At the start of every function, we grow the stack by 4 * number of local variables . This ensures there is no memory address overlap when calling other functions. Each function is declared in the ASM as the name given in the C code with an underscore prepended. The only exception is on Linux, where we leave the main function as main instead of _main to prevent errors.
As an example, the IR instruction i = 10 / 2 would be translated into the assembly instruction movl $5, -4(%rbp) (where the variable i is stored at -4(%rbp) ).

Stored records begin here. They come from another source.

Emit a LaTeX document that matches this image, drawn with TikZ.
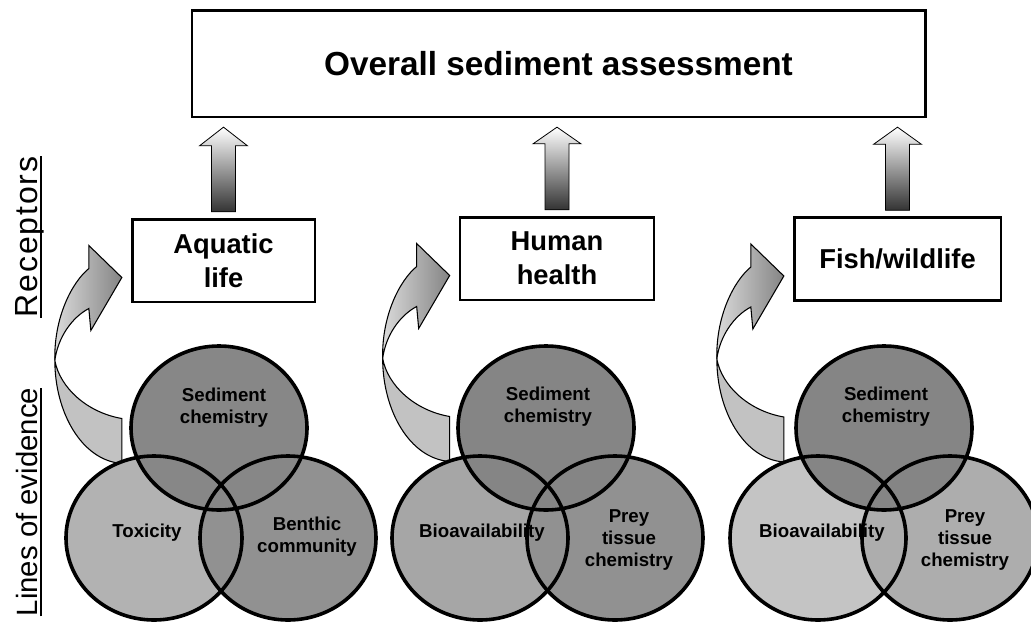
\documentclass[tikz,border=0pt]{standalone}
\usepackage{fontspec}
\setmainfont{Liberation Sans}
\usetikzlibrary{calc,positioning}

\begin{document}
\begin{tikzpicture}[
    x=0.75pt, y=-0.75pt,
    topbox/.style   = {rectangle, draw=black, line width=2pt, fill=white,
                       minimum width=550pt, minimum height=80pt,
                       font=\fontsize{25}{29}\selectfont\bfseries},
    recbox/.style   = {rectangle, draw=black, line width=2pt, fill=white,
                       minimum height=62pt, align=center,
                       font=\fontsize{20.5}{25.5}\selectfont\bfseries},
    sidelabel/.style= {rotate=90, anchor=base, inner sep=0pt,
                       font=\fontsize{22}{26}\selectfont},
    lbl/.style      = {align=center, inner sep=1pt,
                       font=\fontsize{14}{16.5}\selectfont\bfseries},
    uparrow/.style  = {draw=black, line width=0.6pt, top color=white,
                       middle color=black!30, bottom color=black!80},
    bandlow/.style  = {draw=black, line width=0.8pt, fill=black!24},
    bandup/.style   = {draw=black, line width=0.8pt, left color=black!14,
                       right color=black!48},
    venn/.style     = {x radius=66pt, y radius=61.5pt},
    vennline/.style = {draw=black, line width=2.7pt}
]
\useasboundingbox (0,0) rectangle (1031,621);

% Overall assessment
\node[topbox] (over) at (558.5,63.5) {Overall sediment assessment};

% Receptors
\node[recbox, minimum width=137pt]   (aqua)  at (223.5,260.5) {Aquatic\\life};
\node[recbox, minimum width=145.5pt] (human) at (557,258.5)   {Human\\health};
\node[recbox, minimum width=155pt]   (fish)  at (897.5,259)   {Fish/wildlife};

% Side labels
\node[sidelabel, font=\fontsize{24}{28}\selectfont] (rec) at (37,237)
     {\addfontfeature{LetterSpace=6}Receptors};
\node[sidelabel] (loe) at (37,502) {Lines of evidence};
\draw[line width=1.5pt] ($(rec.base west)+(4,0)$) -- ($(rec.base east)+(4,0)$);
\draw[line width=1.5pt] ($(loe.base west)+(4,0)$) -- ($(loe.base east)+(4,0)$);

% Block arrows up to the overall box
\foreach \r in {aqua,human,fish} {
  \shade[uparrow] ($(\r.north)+(-12,-6)$) -- ++(0,-66) -- ++(-12,0)
      -- ($(\r.north |- over.south)+(0,9)$) -- ($(\r.north)+(24,-72)$)
      -- ++(-12,0) -- ($(\r.north)+(12,-6)$) -- cycle;
}

% Curved arrows from the evidence to the receptors
\foreach \r in {aqua,human,fish} {
  \begin{scope}[shift={($(\r.west)+(-9,17)$)}]
    \path[bandlow] (-67,83) .. controls (-67,135) and (-40,183) .. (0,186)
        -- (0,141) .. controls (-35,135) and (-62,110) .. (-67,83) -- cycle;
    \shade[bandup] (-67,83) .. controls (-68,40) and (-50,5) .. (-33,-9)
        -- (-33,-32) -- (0,0) -- (-31,53) -- (-33,31)
        .. controls (-50,40) and (-64,60) .. (-67,83) -- cycle;
  \end{scope}
}

% Circle centres
\coordinate (aqsed)  at (219,428);
\coordinate (aqtox)  at (154,538);
\coordinate (aqben)  at (288,538);
\coordinate (hhsed)  at (546,428);
\coordinate (hhbio)  at (480,538);
\coordinate (hhprey) at (615,538);
\coordinate (fwsed)  at (884,428);
\coordinate (fwbio)  at (818,538);
\coordinate (fwprey) at (950,538);

% Fills
\fill[black!30] (aqtox)  ellipse [venn];
\fill[black!43] (aqben)  ellipse [venn];
\fill[black!47] (aqsed)  ellipse [venn];
\fill[black!35] (hhbio)  ellipse [venn];
\fill[black!43] (hhprey) ellipse [venn];
\fill[black!48] (hhsed)  ellipse [venn];
\fill[black!23] (fwbio)  ellipse [venn];
\fill[black!32] (fwprey) ellipse [venn];
\fill[black!48] (fwsed)  ellipse [venn];

% Lines of evidence
\node[lbl] (aqsedt)  at (224,408) {Sediment\\chemistry};
\node[lbl] (aqtoxt)  at (147,533) {Toxicity};
\node[lbl] (aqbent)  at (307,537) {Benthic\\community};
\node[lbl] (hhsedt)  at (548,407) {Sediment\\chemistry};
\node[lbl] (hhbiot)  at (482,533) {Bioavailability};
\node[lbl] (hhpreyt) at (629,540) {Prey\\tissue\\chemistry};
\node[lbl] (fwsedt)  at (886,407) {Sediment\\chemistry};
\node[lbl] (fwbiot)  at (822,533) {Bioavailability};
\node[lbl] (fwpreyt) at (965,540) {Prey\\tissue\\chemistry};

% Outlines
\foreach \c in {aqtox,aqben,aqsed,hhbio,hhprey,hhsed,fwbio,fwprey,fwsed}
  \draw[vennline] (\c) ellipse [venn];

\end{tikzpicture}
\end{document}
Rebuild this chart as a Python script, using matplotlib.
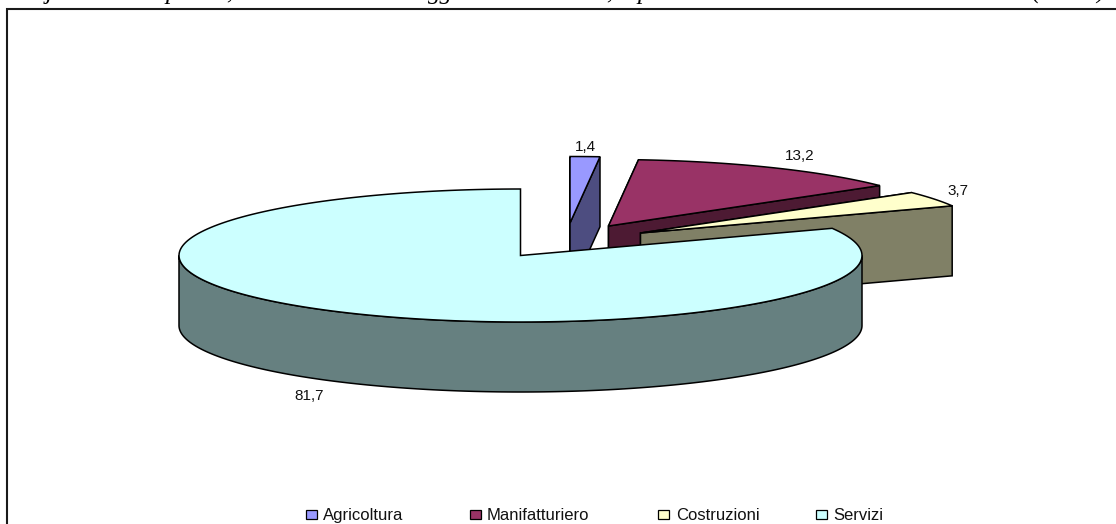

As you can see in that example, we do a small optimization and pre-calculate any simple expressions in which both operands are numbers.
- Few files, things can be modified quickly
- Design and hierarchy is well established
- Good separation of concepts into modularized files
- Able to iterate quickly on all aspects of the compiler
- Does not support function calls with more than 8 parameters
- Cannot nest function calls i.e. sum(sum(2, 3), 5)
- Switch cases must be wrapped in curly braces <>
- Math expressions must be parenthesized to be evaluated correctly
- Grammar does not support chained variable declarations like int i, j
Required Features | Scanner | Parser | IR | ASM |
---|---|---|---|---|
Identifiers | ✔ | ✔ | ✔ | ✔ |
Variables | ✔ | ✔ | ✔ | ✔ |
Functions | ✔ | ✔ | ✔ | ✔ |
Keywords | ✔ | ✔ | ✔ | ✔ |
Arithmetic Expressions | ✔ | ✔ | ✔ | ✔ |
Assignment | ✔ | ✔ | ✔ | ✔ |
Boolean Expressions | ✔ | ✔ | ✔ | ✔ |
Goto Statements | ✔ | ✔ | ✔ | ✔ |
If/Else Control Flow | ✔ | ✔ | ✔ | ✔ |
Unary Operators | ✔ | ✔ | ✔ | ✔ |
Return Statements | ✔ | ✔ | ✔ | ✔ |
Break Statements | ✔ | ✔ | ✔ | ✔ |
While Loops | ✔ | ✔ | ✔ | ✔ |
Optional Features | Scanner | Parser | IR | ASM |
---|---|---|---|---|
Floats | ✔ | ✔ | ✔ | |
++, —, -=, +=, *=, /= | ✔ | ✔ | ✔ | ✔ |
For Loops | ✔ | ✔ | ✔ | |
&, |, ^ Operators | ✔ | ✔ | ✔ | ✔ |
>, ~ Operators | ✔ | ✔ | ✔ | ✔ |
Switch Statements | ✔ | ✔ | ✔ | ✔ |
Extra Features | Scanner | Parser | IR | ASM |
---|---|---|---|---|
Pointers | ||||
Arrays | ||||
Strings | ✔ | ✔ | ||
Include Statements | ✔ | ✔ | ||
Struct | ✔ | ✔ | ||
Enum | ✔ | ✔ | ||
Casting | ||||
Type Promotion | ||||
Type Specs |
Formatted using Black. Linted using PyLint.